My father’s warning to me 9 years ago, faced with my first US election as a voter, has come true today: you’re voting for yourself, and your father and your family, and your country. President Obama’s inaugural address confirmed for me today that a vote in the United States is a unique international privilege, because it is a say in the future of the entire world.

This is unfortunate. Because when the President addresses “The Muslim World” as a monolith, this being the same President you voted for because he inspired you to put your cynicism down for a second and really imagine a push for actual justice, nationally and internationally – when you hear him lump an embarrassment of diverse cultures into a single entity, you have to wonder how inflated that balloon of hope can get before it bursts.

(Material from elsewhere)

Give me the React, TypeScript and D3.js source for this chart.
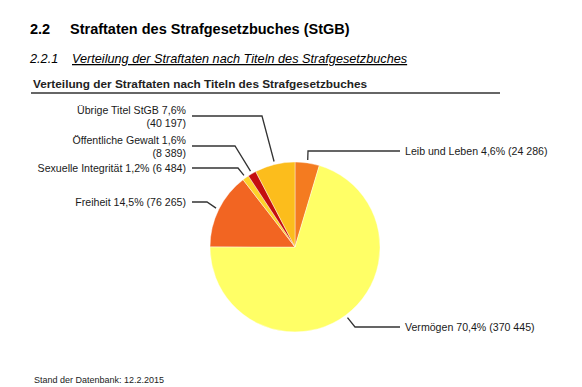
import * as d3 from "d3";
import React, { useEffect, useRef } from "react";

// Straftaten nach Titeln des StGB, clockwise from 12 o'clock
const categories = [
    "Leib und Leben",
    "Vermögen",
    "Freiheit",
    "Sexuelle Integrität",
    "Öffentliche Gewalt",
    "Übrige Titel StGB",
];
const counts = [24286, 370445, 76265, 6484, 8389, 40197];
const percents = ["4,6%", "70,4%", "14,5%", "1,2%", "1,6%", "7,6%"];
const countLabels = ["24 286", "370 445", "76 265", "6 484", "8 389", "40 197"];
const colors = ["#f47b20", "#ffff66", "#f26522", "#fdd22a", "#c40f0f", "#fcbd1c"];

// label layout: side, y of the leader's horizontal line, x of the elbow, two-line label?
const labelSide = ["right", "right", "left", "left", "left", "left"];
const labelLineY = [151, 327, 202, 168, 146, 116];
const labelElbowX = [308, 355, 207, 238, 235, 262];
const labelTwoLines = [false, false, false, false, true, true];

export default function App() {
    const ref = useRef<SVGSVGElement>(null);

    useEffect(() => {
        const svg = d3.select(ref.current);
        svg.selectAll("*").remove();

        const font = "Liberation Sans, Arial, sans-serif";
        const cx = 295, cy = 247, radius = 85;

        // headings
        svg.append("text").attr("x", 30).attr("y", 34)
            .attr("font-family", font).attr("font-weight", "bold").attr("font-size", 14.5)
            .text("2.2");
        svg.append("text").attr("x", 70).attr("y", 34)
            .attr("font-family", font).attr("font-weight", "bold").attr("font-size", 14.5)
            .text("Straftaten des Strafgesetzbuches (StGB)");
        svg.append("text").attr("x", 30).attr("y", 63)
            .attr("font-family", font).attr("font-style", "italic").attr("font-size", 12.7)
            .text("2.2.1");
        svg.append("text").attr("x", 72).attr("y", 63)
            .attr("font-family", font).attr("font-style", "italic").attr("font-size", 12.7)
            .attr("text-decoration", "underline")
            .text("Verteilung der Straftaten nach Titeln des Strafgesetzbuches");

        svg.append("text").attr("x", 33).attr("y", 88)
            .attr("font-family", font).attr("font-weight", "bold").attr("font-size", 11.8)
            .attr("fill", "#222")
            .text("Verteilung der Straftaten nach Titeln des Strafgesetzbuches");
        svg.append("line").attr("x1", 31).attr("x2", 500).attr("y1", 93).attr("y2", 93)
            .attr("stroke", "#333").attr("stroke-width", 1.5);

        const pie = d3.pie<number>().sort(null).value((d) => d);
        const arcs = pie(counts);
        const arc = d3.arc<d3.PieArcDatum<number>>().innerRadius(0).outerRadius(radius);
        const outer = d3.arc<d3.PieArcDatum<number>>().innerRadius(radius + 3).outerRadius(radius + 3);

        const g = svg.append("g").attr("transform", `translate(${cx},${cy})`);
        g.selectAll("path")
            .data(arcs)
            .join("path")
            .attr("d", arc)
            .attr("fill", (_, i) => colors[i])
            .attr("stroke", "#fff")
            .attr("stroke-width", 0.4);

        arcs.forEach((a, i) => {
            const [sx, sy] = outer.centroid(a);
            const left = labelSide[i] === "left";
            const endX = left ? 192 : 400;
            const y = labelLineY[i];
            svg.append("path")
                .attr("d", d3.line()([
                    [cx + sx, cy + sy],
                    [labelElbowX[i], y],
                    [endX, y],
                ]))
                .attr("fill", "none")
                .attr("stroke", "#333")
                .attr("stroke-width", 1.3);

            const t = svg.append("text")
                .attr("font-family", font).attr("font-size", 10.6)
                .attr("fill", "#1a1a1a")
                .attr("text-anchor", left ? "end" : "start");
            const tx = left ? 186 : 405;
            if (labelTwoLines[i]) {
                t.append("tspan").attr("x", tx).attr("y", y - 2)
                    .text(`${categories[i]} ${percents[i]}`);
                t.append("tspan").attr("x", tx).attr("y", y + 10.5)
                    .text(`(${countLabels[i]})`);
            } else {
                t.attr("x", tx).attr("y", y + 3.5)
                    .text(`${categories[i]} ${percents[i]} (${countLabels[i]})`);
            }
        });

        svg.append("text").attr("x", 34).attr("y", 383)
            .attr("font-family", font).attr("font-size", 9).attr("fill", "#222")
            .text("Stand der Datenbank: 12.2.2015");
    }, []);

    return (
        <svg
            ref={ref}
            width={582}
            height={387}
            style={{ position: "absolute", left: 0, top: 0, background: "#fff" }}
        />
    );
}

He said that the U.S. is at war – so the rhetoric of the War on Terror will live on. He seeks with this Muslim World a “new way forward, based on mutual interest and mutual respect,” and this comes right before he says that “those leaders around the globe who seek to sow conflict…or blame their society’s ills on the West – know that your people will judge you on what you build.”

Damn. That’s so true and yet I can’t help but feel that the Muslims are being rhetorically rounded up and taught to behave, or else.

Gaza is on everyone’s mind but it wasn’t on the agenda for the speech. War metaphors abounded, but there was no notion of what to do with Israel and Palestine.

Maybe it’s good. Maybe Obama will act before he talks and not pollute the field with rhetoric. That would be fine. But you’ll be hard pressed to hear in a country like Pakistan, for example, anyone expressing the Hope™ that was the word of the Obama campaign and now the Obama administration.

CNN is saying that the new President going to get to the Mid-East crisis tomorrow if not today. I hope that’s true. And I hope it makes better sense than just saying that Israel has the right to defend its borders, because that is a necessary, but insufficient condition for lasting peace. Decimating a population is insufficient for lasting peace, in fact.

As an American, I’m looking forward with hope to the Obama administration. As a Pakistani, I’m worried by the call to be what Mahmood Mamdani calls a “good Muslim”, who likes democracy, freedom, French fries and the US of A, and not a bad Muslim. We all know what bad Muslims look like.